Goodbye Death Valley

Dec 09, 2007 21:16

A movie that I want to watch--or a story that I want to read, that is--is the story of a town out west becoming a Ghost Town. I want to read the journals of men and women coming to the realization that the jig's up--pioneers moving on, reserved to the fact that they'd spent a decade of their lives settling a town that now, it seemed perfectly clear, wasn't going to succeed. And now they were without anything but those essentials they could afford to bring along with them. Moving on from the ultimate failure.

Last night, amid the caroling and the drinking and the eating, we went up to 27, and compelled to do something special, Mikey, Alec, Tom and I climbed up onto the roof above their apartment to view the Oxford skyline. There's a pipe lining some wires or something that stands in the corner of two retainer walls. The way to get up onto the roof, then, is to shimmy up along the pipe, bracing one leg on one wall and the other on the other wall. It's insanely easy to get up.

Last night, we climbed up the pipe during freezing rain.
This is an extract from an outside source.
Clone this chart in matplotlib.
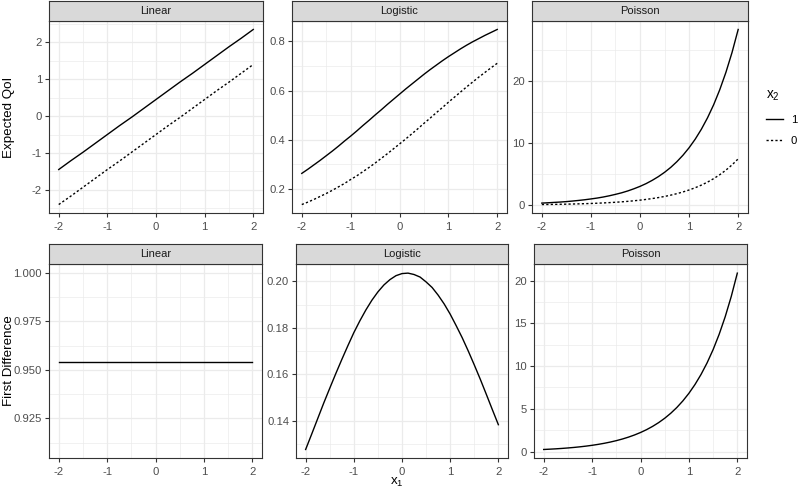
import matplotlib
matplotlib.use("Agg")
import matplotlib.pyplot as plt
from matplotlib.ticker import AutoMinorLocator, FixedLocator
from matplotlib.lines import Line2D

plt.rcParams['font.family'] = ['Liberation Sans', 'DejaVu Sans']
plt.rcParams['mathtext.default'] = 'regular'
plt.rcParams['axes.unicode_minus'] = False

# x1 grid for the straight lines (linear model)
x_lin = [-2, -1.75, -1.5, -1.25, -1, -0.75, -0.5, -0.25, 0,
         0.25, 0.5, 0.75, 1, 1.25, 1.5, 1.75, 2]
# finer x1 grid for the curved ones
x_fine = [-2, -1.875, -1.75, -1.625, -1.5, -1.375, -1.25, -1.125, -1,
          -0.875, -0.75, -0.625, -0.5, -0.375, -0.25, -0.125, 0,
          0.125, 0.25, 0.375, 0.5, 0.625, 0.75, 0.875, 1,
          1.125, 1.25, 1.375, 1.5, 1.625, 1.75, 1.875, 2]

# expected values, x2 = 1 and x2 = 0
lin_1 = [-1.45, -1.21, -0.98, -0.74, -0.50, -0.26, -0.03, 0.21, 0.45,
         0.69, 0.93, 1.16, 1.40, 1.64, 1.88, 2.11, 2.35]
lin_0 = [-2.40, -2.17, -1.93, -1.69, -1.45, -1.22, -0.98, -0.74, -0.50,
         -0.26, -0.03, 0.21, 0.45, 0.69, 0.92, 1.16, 1.40]
logit_1 = [0.262, 0.279, 0.297, 0.315, 0.334, 0.353, 0.373, 0.394, 0.414,
           0.435, 0.457, 0.478, 0.500, 0.521, 0.543, 0.564, 0.585,
           0.606, 0.626, 0.646, 0.666, 0.685, 0.703, 0.721, 0.738,
           0.754, 0.770, 0.785, 0.799, 0.812, 0.825, 0.837, 0.849]
logit_0 = [0.135, 0.145, 0.156, 0.168, 0.180, 0.193, 0.207, 0.221, 0.237,
           0.252, 0.269, 0.286, 0.304, 0.323, 0.342, 0.362, 0.382,
           0.402, 0.423, 0.444, 0.466, 0.487, 0.509, 0.530, 0.552,
           0.573, 0.594, 0.615, 0.635, 0.655, 0.674, 0.693, 0.711]
pois_1 = [0.32, 0.37, 0.43, 0.49, 0.56, 0.65, 0.75, 0.86, 0.99,
          1.13, 1.30, 1.50, 1.73, 1.98, 2.28, 2.63, 3.02,
          3.47, 4.00, 4.60, 5.29, 6.08, 7.00, 8.05, 9.26,
          10.65, 12.25, 14.09, 16.20, 18.64, 21.44, 24.66, 28.37]
pois_0 = [0.085, 0.097, 0.112, 0.129, 0.148, 0.170, 0.196, 0.226, 0.259,
          0.298, 0.343, 0.395, 0.454, 0.522, 0.601, 0.691, 0.795,
          0.915, 1.052, 1.210, 1.392, 1.601, 1.842, 2.118, 2.437,
          2.803, 3.224, 3.708, 4.266, 4.907, 5.644, 6.492, 7.468]

# first differences
fd_lin = [0.954, 0.954, 0.954, 0.954, 0.954, 0.954, 0.954, 0.954, 0.954,
          0.954, 0.954, 0.954, 0.954, 0.954, 0.954, 0.954, 0.954]
fd_logit = [0.1275, 0.1341, 0.1408, 0.1475, 0.1539, 0.1602, 0.1663, 0.1722, 0.1779,
            0.1830, 0.1877, 0.1919, 0.1955, 0.1985, 0.2008, 0.2025, 0.2034,
            0.2036, 0.2030, 0.2019, 0.1998, 0.1974, 0.1941, 0.1903, 0.1859,
            0.1809, 0.1757, 0.1700, 0.1640, 0.1578, 0.1513, 0.1447, 0.1382]
fd_pois = [0.237, 0.273, 0.313, 0.360, 0.415, 0.477, 0.549, 0.631, 0.726,
           0.835, 0.961, 1.105, 1.271, 1.462, 1.682, 1.934, 2.225,
           2.559, 2.944, 3.386, 3.895, 4.481, 5.154, 5.929, 6.819,
           7.844, 9.023, 10.379, 11.939, 13.733, 15.796, 18.170, 20.900]

models = ["Linear", "Logistic", "Poisson"]
x_ticks = [-2, -1, 0, 1, 2]
top_yticks = [[-2, -1, 0, 1, 2], [0.2, 0.4, 0.6, 0.8], [0, 10, 20]]
top_yfmt = ["{:g}", "{:.1f}", "{:g}"]
bot_yticks = [[0.925, 0.950, 0.975, 1.000], [0.14, 0.16, 0.18, 0.20], [0, 5, 10, 15, 20]]
bot_yfmt = ["{:.3f}", "{:.2f}", "{:g}"]

W, H = 800, 488
fig = plt.figure(figsize=(W / 100, H / 100), dpi=100)

GRID = '#EBEBEB'
DARK = '#333333'


def px_axes(x0, x1_, ytop, ybot):
    return [x0 / W, 1 - ybot / H, (x1_ - x0) / W, (ybot - ytop) / H]


def panel(cols, ytop, ybot, strip_top, title, yticks, yfmt):
    ax = fig.add_axes(px_axes(cols[0], cols[1], ytop, ybot))
    ax.set_facecolor('white')
    for s in ax.spines.values():
        s.set_color(DARK)
        s.set_linewidth(0.8)
    ax.set_xticks(x_ticks)
    ax.set_xticklabels([str(t) for t in x_ticks])
    ax.yaxis.set_major_locator(FixedLocator(yticks))
    ax.set_yticklabels([yfmt.format(t) for t in yticks])
    ax.xaxis.set_minor_locator(AutoMinorLocator(2))
    ax.yaxis.set_minor_locator(AutoMinorLocator(2))
    ax.tick_params(which='major', length=3, width=0.8, color=DARK,
                   labelsize=8.1, labelcolor='#4D4D4D', pad=2)
    ax.tick_params(axis='x', which='major', pad=3)
    ax.tick_params(which='minor', length=0)
    ax.grid(which='major', color=GRID, lw=0.9)
    ax.grid(which='minor', color=GRID, lw=0.5)
    ax.set_axisbelow(True)
    st = fig.add_axes(px_axes(cols[0], cols[1], strip_top, ytop))
    st.set_facecolor('#D9D9D9')
    st.set_xticks([])
    st.set_yticks([])
    for s in st.spines.values():
        s.set_color(DARK)
        s.set_linewidth(0.8)
    st.text(0.5, 0.5, title, ha='center', va='center', fontsize=8.0,
            color='#1A1A1A', transform=st.transAxes)
    return ax


top_cols = [(49, 263), (292, 507), (532, 748)]
bot_cols = [(49, 262), (296, 508), (534, 747)]

top_data = [(x_lin, lin_1, lin_0), (x_fine, logit_1, logit_0), (x_fine, pois_1, pois_0)]
bot_data = [(x_lin, fd_lin), (x_fine, fd_logit), (x_fine, fd_pois)]

for i, m in enumerate(models):
    ax = panel(top_cols[i], 20.7, 213.3, 1, m, top_yticks[i], top_yfmt[i])
    xs, y1, y0 = top_data[i]
    ax.plot(xs, y1, color='black', lw=1.0)
    ax.plot(xs, y0, color='black', lw=1.0, dashes=(1.6, 1.6))
    ax.set_xlim(-2.2, 2.2)

for i, m in enumerate(models):
    ax = panel(bot_cols[i], 264.3, 458.3, 244, m, bot_yticks[i], bot_yfmt[i])
    xs, yd = bot_data[i]
    ax.plot(xs, yd, color='black', lw=1.0)
    ax.set_xlim(-2.2, 2.2)
    if m == "Linear":
        ax.set_ylim(0.9044, 1.0044)

fig.text(9 / W, 1 - 117 / H, "Expected QoI", rotation=90, ha='center',
         va='center', fontsize=9.6, color='black')
fig.text(9 / W, 1 - 361 / H, "First Difference", rotation=90, ha='center',
         va='center', fontsize=9.6, color='black')
fig.text(397 / W, 1 - 484.5 / H, r"$x_1$", ha='center', va='baseline',
         fontsize=9.6, color='black')

handles = [Line2D([], [], color='black', lw=1.0),
           Line2D([], [], color='black', lw=1.0, dashes=(1.6, 1.6))]
leg = fig.legend(handles, ["1", "0"], title=r"$x_2$", loc='upper left',
                 bbox_to_anchor=(766 / W, 1 - 88 / H), frameon=False,
                 fontsize=8.1, title_fontsize=9.8, handlelength=1.5,
                 handletextpad=0.7, labelspacing=1.0, borderaxespad=0,
                 borderpad=0)
leg._legend_box.align = 'left'

fig.savefig("out.png", dpi=100)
So the thought was that it would be easy to lose your grip and slip back down the pipe. That didn't happen. What happened was my right shoe came off my foot while I was stepping up the right wall, and when my shoe came off, my foot slid up the wall, and so I did a back flip, falling off the pipe about two-thirds of the way up, landing dramatically on my ass. ...But I was ok.

Once on top of the roof, we spent about fifteen minutes chucking slushy snowballs at passers-by going down High Street. They'd generally look behind them and some yelled into an alleyway they thought they'd seen someone slink back into. That was about fifteen minutes of pure bliss.